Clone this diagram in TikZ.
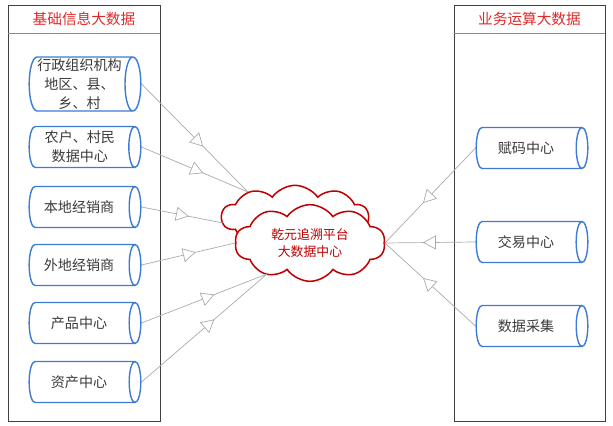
\documentclass[tikz,border=0pt]{standalone}
\usepackage{fontspec}
\setmainfont{Noto Sans CJK SC}
\usetikzlibrary{shapes.geometric,shapes.symbols,arrows.meta,decorations.markings}
\definecolor{cylblue}{HTML}{3C7BD6}
\definecolor{cloudred}{HTML}{C00000}
\definecolor{headred}{HTML}{E02828}
\definecolor{linkgray}{HTML}{ABABAB}
\definecolor{txtgray}{HTML}{3A3A3A}
\tikzset{
  store/.style={cylinder, draw=cylblue, line width=1.2pt, aspect=0.3, anchor=shape center,
    minimum height=3.35cm, minimum width=1.23cm, text=txtgray, align=center,
    inner xsep=0pt, inner ysep=11pt, font=\fontsize{12pt}{16pt}\selectfont},
  puff/.style={cloud, cloud puffs=10, cloud puff arc=110, aspect=2.4, draw=cloudred,
    line width=1.3pt, fill=white, inner sep=0pt},
  panel/.style={draw=black!75, line width=0.6pt},
  rule/.style={draw=black!45, line width=0.6pt},
  head/.style={text=headred, font=\fontsize{12.5pt}{15pt}\selectfont},
  link/.style={draw=linkgray, line width=0.6pt, postaction={decorate},
    decoration={markings, mark=at position 0.58 with
      {\arrow{Triangle[length=11pt,width=12pt,fill=white,line width=0.6pt]}}}}
}
\begin{document}
\begin{tikzpicture}[x=0.03cm,y=-0.03cm]
\useasboundingbox (0,0) rectangle (613,426);
% two panels
\draw[panel] (8,5) rectangle (160,421);
\draw[panel] (454,5) rectangle (605,421);
\draw[rule] (8,33) -- (160,33);
\draw[rule] (454,33) -- (605,33);
\node[head] (lhead) at (84,19) {基础信息大数据};
\node[head] (rhead) at (529.5,19) {业务运算大数据};
% left stores
\node[store, minimum width=1.62cm, inner ysep=1pt] (s1) at (85,84) {行政组织机构\\地区、县、\\乡、村};
\node[store, inner ysep=3.5pt] (s2) at (85,147) {农户、村民\\数据中心};
\node[store] (s3) at (85,207) {本地经销商};
\node[store] (s4) at (85,265) {外地经销商};
\node[store] (s5) at (85,323) {产品中心};
\node[store] (s6) at (85,382) {资产中心};
% right stores
\node[store] (r1) at (532,148) {赋码中心};
\node[store] (r2) at (532,242) {交易中心};
\node[store] (r3) at (532,326) {数据采集};
% cloud
\node[puff, minimum width=4.4cm, minimum height=1.9cm] (cloudb) at (295,217) {};
\node[puff, minimum width=4.5cm, minimum height=2.3cm, text=cloudred, align=center,
  font=\fontsize{11pt}{14.5pt}\selectfont] (cloud) at (310,243) {乾元追溯平台\\大数据中心};
\coordinate (inA) at (248,192);
\coordinate (inB) at (223,223);
\coordinate (inC) at (235,243);
\coordinate (inD) at (267,274);
% links
\draw[link] (s1.east) -- (inA);
\draw[link] (s2.east) -- (inA);
\draw[link] (s3.east) -- (inB);
\draw[link] (s4.east) -- (inC);
\draw[link] (s5.east) -- (inD);
\draw[link] (s6.east) -- (inD);
\draw[link] (r1.west) -- (cloud.east);
\draw[link] (r2.west) -- (cloud.east);
\draw[link] (r3.west) -- (cloud.east);
\end{tikzpicture}
\end{document}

= Short problem =
Repeat the material above verbatim. Leave the pictures behind.

= Solution to this exercise =
Clone this diagram in TikZ.
\documentclass[tikz,border=0pt]{standalone}
\usepackage{fontspec}
\setmainfont{Noto Sans CJK SC}
\usetikzlibrary{shapes.geometric,shapes.symbols,arrows.meta,decorations.markings}
\definecolor{cylblue}{HTML}{3C7BD6}
\definecolor{cloudred}{HTML}{C00000}
\definecolor{headred}{HTML}{E02828}
\definecolor{linkgray}{HTML}{ABABAB}
\definecolor{txtgray}{HTML}{3A3A3A}
\tikzset{
  store/.style={cylinder, draw=cylblue, line width=1.2pt, aspect=0.3, anchor=shape center,
    minimum height=3.35cm, minimum width=1.23cm, text=txtgray, align=center,
    inner xsep=0pt, inner ysep=11pt, font=\fontsize{12pt}{16pt}\selectfont},
  puff/.style={cloud, cloud puffs=10, cloud puff arc=110, aspect=2.4, draw=cloudred,
    line width=1.3pt, fill=white, inner sep=0pt},
  panel/.style={draw=black!75, line width=0.6pt},
  rule/.style={draw=black!45, line width=0.6pt},
  head/.style={text=headred, font=\fontsize{12.5pt}{15pt}\selectfont},
  link/.style={draw=linkgray, line width=0.6pt, postaction={decorate},
    decoration={markings, mark=at position 0.58 with
      {\arrow{Triangle[length=11pt,width=12pt,fill=white,line width=0.6pt]}}}}
}
\begin{document}
\begin{tikzpicture}[x=0.03cm,y=-0.03cm]
\useasboundingbox (0,0) rectangle (613,426);
% two panels
\draw[panel] (8,5) rectangle (160,421);
\draw[panel] (454,5) rectangle (605,421);
\draw[rule] (8,33) -- (160,33);
\draw[rule] (454,33) -- (605,33);
\node[head] (lhead) at (84,19) {基础信息大数据};
\node[head] (rhead) at (529.5,19) {业务运算大数据};
% left stores
\node[store, minimum width=1.62cm, inner ysep=1pt] (s1) at (85,84) {行政组织机构\\地区、县、\\乡、村};
\node[store, inner ysep=3.5pt] (s2) at (85,147) {农户、村民\\数据中心};
\node[store] (s3) at (85,207) {本地经销商};
\node[store] (s4) at (85,265) {外地经销商};
\node[store] (s5) at (85,323) {产品中心};
\node[store] (s6) at (85,382) {资产中心};
% right stores
\node[store] (r1) at (532,148) {赋码中心};
\node[store] (r2) at (532,242) {交易中心};
\node[store] (r3) at (532,326) {数据采集};
% cloud
\node[puff, minimum width=4.4cm, minimum height=1.9cm] (cloudb) at (295,217) {};
\node[puff, minimum width=4.5cm, minimum height=2.3cm, text=cloudred, align=center,
  font=\fontsize{11pt}{14.5pt}\selectfont] (cloud) at (310,243) {乾元追溯平台\\大数据中心};
\coordinate (inA) at (248,192);
\coordinate (inB) at (223,223);
\coordinate (inC) at (235,243);
\coordinate (inD) at (267,274);
% links
\draw[link] (s1.east) -- (inA);
\draw[link] (s2.east) -- (inA);
\draw[link] (s3.east) -- (inB);
\draw[link] (s4.east) -- (inC);
\draw[link] (s5.east) -- (inD);
\draw[link] (s6.east) -- (inD);
\draw[link] (r1.west) -- (cloud.east);
\draw[link] (r2.west) -- (cloud.east);
\draw[link] (r3.west) -- (cloud.east);
\end{tikzpicture}
\end{document}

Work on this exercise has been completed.